Rambus documentation says: “The GDDR6 interface supports 2 channels, each with 16 bits for a total data width of 32 bits. With speeds up to 16 Gbit/s per pin, the Rambus GDDR6 PHY will offer a maximum bandwidth of up to 64 GB/s.“
GDDR4 can operate at 2.8Gbit/s to 4Gbit/s per connecting pin at 1.5V.
According to Samsung, GDDR 4 chips operated at 16GB/sec overall bandwidth, while GDDR5 features a 32-bit bus, an 8Gbit die, and overall bandwidth of 32GB/sec (8Gbit/s/pin x 32 bit bus = 32GB/sec).
GDDR is not enough
Some applications need even faster access, up in the hundreds of Gbit/s area. Which are these?
Samsung mentions artificial intelligence, HPC (high-performance computing), advanced graphics, network systems and enterprise servers. That’s a wide spread – it is basically anything that thinks the extra cost for this speed is worthwhile. Let’s assume that the general enterprise servers and network systems side of this are not the main markets for now.
AMD and others saw a looming problem with GDDR meeting this need, and that was its power draw, with AMD stating: “GDDR5 can’t keep up with GPU performance growth GDDR5's rising power consumption may soon be great enough to actively stall the growth of graphics performance.”
Also a large number of GDDR5 chips are required to reach high bandwidth.

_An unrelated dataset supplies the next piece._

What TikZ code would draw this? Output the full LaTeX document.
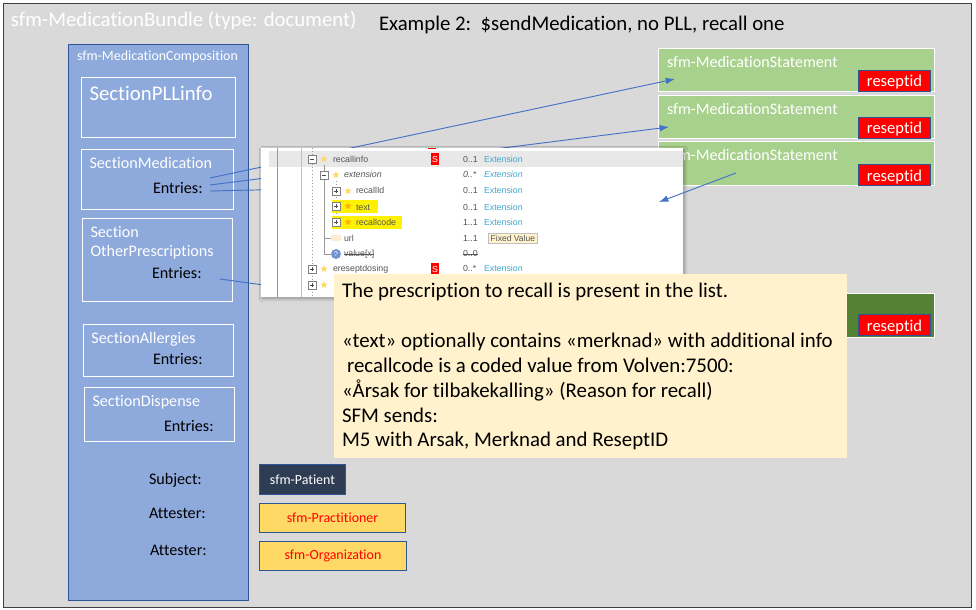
\documentclass[tikz,border=0pt]{standalone}
\usepackage{fontspec}
\setmainfont[Ligatures=NoCommon]{Carlito}
\newfontfamily\shotfont{Liberation Sans}
\usetikzlibrary{shadows,shadows.blur,shapes.geometric,calc,arrows.meta}
\definecolor{bggray}{HTML}{D9D9D9}
\definecolor{blueA}{HTML}{8EA9DB}
\definecolor{blueB}{HTML}{2F5597}
\definecolor{line}{HTML}{4472C4}
\definecolor{greenA}{HTML}{A9D18E}
\definecolor{greenB}{HTML}{548235}
\definecolor{beige}{HTML}{FFF2CC}
\definecolor{navy}{HTML}{2F3D54}
\definecolor{gold}{HTML}{FFD966}
\definecolor{link}{HTML}{3FA9CF}
\definecolor{shottxt}{HTML}{555555}
\tikzset{
  x=0.75pt,y=-0.75pt,
  px/.style={inner sep=0pt,outer sep=0pt},
  box/.style={px,draw=white,line width=0.9pt,fill=none},
  wtxt/.style={px,anchor=base west,text=white},
  btxt/.style={px,anchor=base west,text=black,font=\fontsize{12.1}{13}\selectfont},
  stmt/.style={px,draw=white,line width=0.9pt,fill=greenA},
  rid/.style={px,draw=blueB,line width=0.9pt,fill=red,text=white,font=\fontsize{12.4}{13}\selectfont},
  conn/.style={draw=line,line width=0.7pt},
  arr/.style={conn,-{Latex[length=7pt,width=5pt]}},
  sname/.style={px,anchor=base west,font=\shotfont\fontsize{6.6}{7}\selectfont,text=shottxt},
  scard/.style={px,anchor=base west,font=\shotfont\fontsize{6.6}{7}\selectfont,text=shottxt},
  stype/.style={px,anchor=base west,font=\shotfont\fontsize{6.6}{7}\selectfont,text=link},
  sstar/.style={px,star,star points=5,star point ratio=2.2,minimum size=5.5pt,fill=gold},
  ssq/.style={px,draw=gray,fill=white,minimum size=6pt,line width=0.35pt},
  sflag/.style={px,fill=red,text=white,minimum width=6.5pt,minimum height=9pt,font=\shotfont\fontsize{6.6}{7}\selectfont},
  hl/.style={draw=yellow,line width=9.5pt},
  guide/.style={draw=gray!80,line width=0.4pt},
  note/.style={px,anchor=base west,text=black,font=\fontsize{15.65}{17}\selectfont},
  sect/.style={wtxt,font=\fontsize{12.1}{13}\selectfont},
  stit/.style={wtxt,font=\fontsize{12.05}{13}\selectfont},
  res/.style={px,draw=blueB,line width=0.8pt,font=\fontsize{10.45}{12}\selectfont,anchor=north west},
}
\begin{document}
\begin{tikzpicture}
\useasboundingbox (0,0) rectangle (976,610);
\fill[white] (0,0) rectangle (976,610);
\node[px,draw=black!75,line width=0.7pt,fill=bggray,minimum width=968*0.75pt,minimum height=604*0.75pt,anchor=north west] (bundle) at (3,3) {};
\node[wtxt,font=\fontsize{15.6}{17}\selectfont] (bundletitle) at (11,27) {sfm-MedicationBundle (type: document)};
\node[px,anchor=base west,text=black,font=\fontsize{15.6}{17}\selectfont] (example) at (379,31) {Example 2:\ \ \$sendMedication, no PLL, recall one};

% composition
\node[px,draw=blueB,line width=0.8pt,fill=blueA,minimum width=180*0.75pt,minimum height=556*0.75pt,anchor=north west] (comp) at (68.5,44.5) {};
\node[wtxt,font=\fontsize{10.45}{12}\selectfont] (comptitle) at (77,61) {sfm-MedicationComposition};

\node[box,minimum width=154*0.75pt,minimum height=60*0.75pt,anchor=north west] (pll) at (81.5,77.5) {};
\node[wtxt,font=\fontsize{15.6}{17}\selectfont] (plltxt) at (89.5,101) {SectionPLLinfo};

\node[box,minimum width=152*0.75pt,minimum height=60*0.75pt,anchor=north west] (med) at (81.5,149.5) {};
\node[sect] (medtxt) at (89.5,169) {SectionMedication};
\node[btxt] (medent) at (153,194) {Entries:};

\node[box,minimum width=150*0.75pt,minimum height=83*0.75pt,anchor=north west] (other) at (82.5,218.5) {};
\node[sect] (othertxt) at (90.5,238) {Section};
\node[sect] (othertxtb) at (90.5,257) {OtherPrescriptions};
\node[btxt] (otherent) at (152,278) {Entries:};

\node[box,minimum width=150*0.75pt,minimum height=52*0.75pt,anchor=north west] (all) at (83.5,324.5) {};
\node[sect] (alltxt) at (91.5,343) {SectionAllergies};
\node[btxt] (allent) at (153,364) {Entries:};

\node[box,minimum width=150*0.75pt,minimum height=54*0.75pt,anchor=north west] (disp) at (84.5,387.5) {};
\node[sect] (disptxt) at (92.5,406) {SectionDispense};
\node[btxt] (dispent) at (164,431) {Entries:};

\node[btxt] (subj) at (149,484) {Subject:};
\node[btxt] (att1) at (149,518) {Attester:};
\node[btxt] (att2) at (150,555) {Attester:};

% statements
\node[stmt,minimum width=276*0.75pt,minimum height=43*0.75pt,anchor=north west] (s1) at (658.5,48.5) {};
\node[stmt,minimum width=276*0.75pt,minimum height=43*0.75pt,anchor=north west] (s2) at (658.5,95.5) {};
\node[stmt,minimum width=276*0.75pt,minimum height=44*0.75pt,anchor=north west] (s3) at (658.5,141.5) {};
\node[stmt,fill=greenB,minimum width=276*0.75pt,minimum height=44*0.75pt,anchor=north west] (s4) at (658.5,293.5) {};
\node[stit] (s1t) at (667,68) {sfm-MedicationStatement};
\node[stit] (s2t) at (667,115) {sfm-MedicationStatement};
\node[stit] (s3t) at (667,161) {sfm-MedicationStatement};
\node[rid,minimum width=72*0.75pt,minimum height=21*0.75pt,text depth=0pt,text height=9pt,anchor=center] (r1) at (894.5,81) {reseptid};
\node[rid,minimum width=72*0.75pt,minimum height=21*0.75pt,text depth=0pt,text height=9pt,anchor=center] (r2) at (894.5,128) {reseptid};
\node[rid,minimum width=72*0.75pt,minimum height=21*0.75pt,text depth=0pt,text height=9pt,anchor=center] (r3) at (894.5,175) {reseptid};
\node[rid,minimum width=72*0.75pt,minimum height=21*0.75pt,text depth=0pt,text height=9pt,anchor=center] (r4) at (894.5,325) {reseptid};

% connector ends
\coordinate (e1) at (210,178);
\coordinate (e2) at (210,185);
\coordinate (e3) at (210,191);
\coordinate (e4) at (220,279);
\coordinate (a1) at (675,79);
\coordinate (a2) at (669,127);
\coordinate (a3s) at (736,173);
\coordinate (a3e) at (659,202);
\coordinate (e3e) at (300,189);
\coordinate (e4e) at (300,290);
\draw[arr] (e1) -- (a1);
\draw[arr] (e2) -- (a2);
\draw[conn] (e3) -- (e3e);
\draw[conn] (e4) -- (e4e);

% screenshot
\node[px,fill=white,minimum width=422*0.75pt,minimum height=149*0.75pt,anchor=north west,blur shadow={shadow xshift=1.2pt,shadow yshift=-1.2pt,shadow blur steps=8,shadow blur radius=2.5pt,shadow opacity=35}] (shot) at (261,148) {};
\fill[red] (428,148) rectangle (436,149);
\fill[gray!18] (269,151) rectangle (683,167);
\draw[guide] (277,148) -- (277,297);
\draw[guide,gray!50] (301,148) -- (301,297);
\draw[guide,dotted] (312,148) -- (312,297);
\draw[guide] (324,165) -- (324,254) -- (331,254);
\draw[guide] (324,238) -- (331,238);
\draw[guide,dotted] (336,181) -- (336,222);
\draw[hl] (332,206.5) -- (378,206.5);
\draw[hl] (332,222.5) -- (402,222.5);
\foreach \n/\xx/\yy in {bA/312/159,bB/324/175,bC/336/191,bD/336/206,bE/336/222,bF/312/269,bG/312/285}{
  \node[ssq] (\n) at (\xx,\yy) {};
  \draw[black!70,line width=0.35pt] ($(\n)+(-2.2,0)$) -- ($(\n)+(2.2,0)$);
}
\foreach \n in {bC,bD,bE,bF,bG}{
  \draw[black!70,line width=0.35pt] ($(\n)+(0,-2.2)$) -- ($(\n)+(0,2.2)$);
}
\foreach \n/\xx/\yy/\cc in {stA/324/159/gold,stB/336/175/gold,stC/348/191/gold,stD/348/206/orange!60!yellow,stE/348/222/orange!60!yellow,stF/324/269/gold,stG/324/285/gold}{
  \node[sstar,fill=\cc] (\n) at (\xx,\yy) {};
}
\node[sname] (t1) at (333,162) {recallinfo};
\node[sname,font=\shotfont\itshape\fontsize{6.6}{7}\selectfont] (t2) at (344,178) {extension};
\node[sname] (t3) at (356,194) {recallId};
\node[sname] (t4) at (356,210) {text};
\node[sname] (t5) at (356,225) {recallcode};
\fill[beige!70!orange!40] (331,235) rectangle (341,241);
\node[sname] (t6) at (344,241) {url};
\node[px,circle,fill=line!75,text=white,minimum size=7.5pt,font=\shotfont\fontsize{5}{6}\selectfont] (q) at (336,254) {?};
\node[sname] (t7) at (344,257) {value[x]};
\draw[shottxt,line width=0.4pt] (t7.west) -- (t7.east);
\node[sname] (t8) at (333,272) {ereseptdosing};
\node[sflag] (f1) at (435,159) {S};
\node[sflag] (f2) at (435,269) {S};
\foreach \n/\yy/\c/\ty in {c1/162/0..1/Extension,c3/194/0..1/Extension,c4/210/0..1/Extension,c5/225/1..1/Extension,c8/272/0..*/Extension}{
  \node[scard] (\n) at (463,\yy) {\c};
  \node[stype] (\n x) at (484,\yy) {\ty};
}
\node[scard,font=\shotfont\itshape\fontsize{6.6}{7}\selectfont] (c2) at (463,178) {0..*};
\node[stype,font=\shotfont\itshape\fontsize{6.6}{7}\selectfont] (c2x) at (484,178) {Extension};
\node[scard] (c6) at (463,241) {1..1};
\node[px,draw=gray!50,fill=beige,inner xsep=2pt,inner ysep=1.5pt,font=\shotfont\fontsize{6.4}{7}\selectfont,text=shottxt,anchor=west] (fixed) at (488,238) {Fixed Value};
\node[scard] (c7) at (463,257) {0..0};
\draw[shottxt,line width=0.4pt] (c7.west) -- (c7.east);

% arrow over screenshot
\draw[arr] (a3s) -- (a3e);

% note
\node[px,fill=beige,minimum width=513*0.75pt,minimum height=184*0.75pt,anchor=north west] (notebox) at (334,274) {};
\node[note] (n1) at (342,297) {The prescription to recall is present in the list.};
\node[note] (n2) at (342,347) {«text» optionally contains «merknad» with additional info};
\node[note] (n3) at (347,372) {recallcode is a coded value from Volven:7500:};
\node[note] (n4) at (342,397) {«Årsak for tilbakekalling» (Reason for recall)};
\node[note] (n5) at (342,422) {SFM sends:};
\node[note] (n6) at (342,446) {M5 with Arsak, Merknad and ReseptID};

% resources
\node[res,fill=navy,text=white,minimum width=86*0.75pt,minimum height=30*0.75pt] (pat) at (259.5,464.5) {sfm-Patient};
\node[res,fill=gold,text=red,minimum width=146*0.75pt,minimum height=29*0.75pt] (prac) at (259.5,503.5) {sfm-Practitioner};
\node[res,fill=gold,text=red,minimum width=147*0.75pt,minimum height=29*0.75pt] (org) at (259.5,541.5) {sfm-Organization};
\end{tikzpicture}
\end{document}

HBM was devised to overcome these limitations, with AMD saying; “HBM is a new type of memory chip with low power consumption and ultra-wide communication lanes. It uses vertically stacked memory chips interconnected by microscopic wires called "through-silicon vias," or TSVs.”
Hybrid Memory Cube
Micron and others developed a competing stacked DRAM concept, the Hybrid Memory Cube (HMC), with Micron saying: “Hybrid Memory Cube (HMC) is a single package containing four DRAM dies and one logic die, all stacked together using through-silicon via (TSV) technology.”
HBM is seemingly being used in preference to that, for example by Nvidia – so what of the HMC idea? The most recent news on the HMC website is dated November 2014 (PDF). Micron’s 2GB short-reach Hybrid Memory Cube product has a datasheet dated January 2013*.
HBM gets its extra speed by stacking DRAM layers in a pile, four initially and now eight, and getting them closer to the processor through using an interposer rather than a general data bus. That means the memory on-chip surface area is smaller than with eight separate dies, and power can be saved.
The HBM stacking and Interposer scheme
There have been three HBM technology iterations.
|HBM 1||Gen 1 HBM 2||Gen 2 HBM2|
|Die stack layers||4||8||8|
Samsung's gen 1 HBM2 product was called Flarebolt and provided either 1.6Gbit/s @ 1.2V per connector pin or 2Gbit/s @1.35V per pin. Aquabolt bumps that up to 2.4Gbit/s per pin @1.2V, so enabling the 307GB/sec package bandwidth.
Samsung Aquabolt HBM package.
The SK Hynix HBM2 product provides 2Gbit/s per pin @1.2V, giving Samsung a performance edge.
Our sister publication, The Next Platform, has noted Intel is getting ready to finally bring its “Lake Crest” deep learning chip – which will include 32 GB of 3D-stacked HBM2 – to the market.
Applications like deep learning require so much processing of so much data that it has to be done with fast memory for deep learning run times to be acceptable.
Will this technology spread into the general server market?
The costs of mass bit extraction to and from memory has to be affordable for general server use of 3D DRAM.
If a supplier manages to develop a stacked DRAM DIMM then memory capacity generally could shoot up. However the expense of this could be so great that customers prefer to bulk out DRAM with 3D XPoint or some other storage class memory tech that is more affordable than pure DRAM and still boosts host server performance substantially. ®
* We have asked Micron for a Hybrid Memory Cube briefing.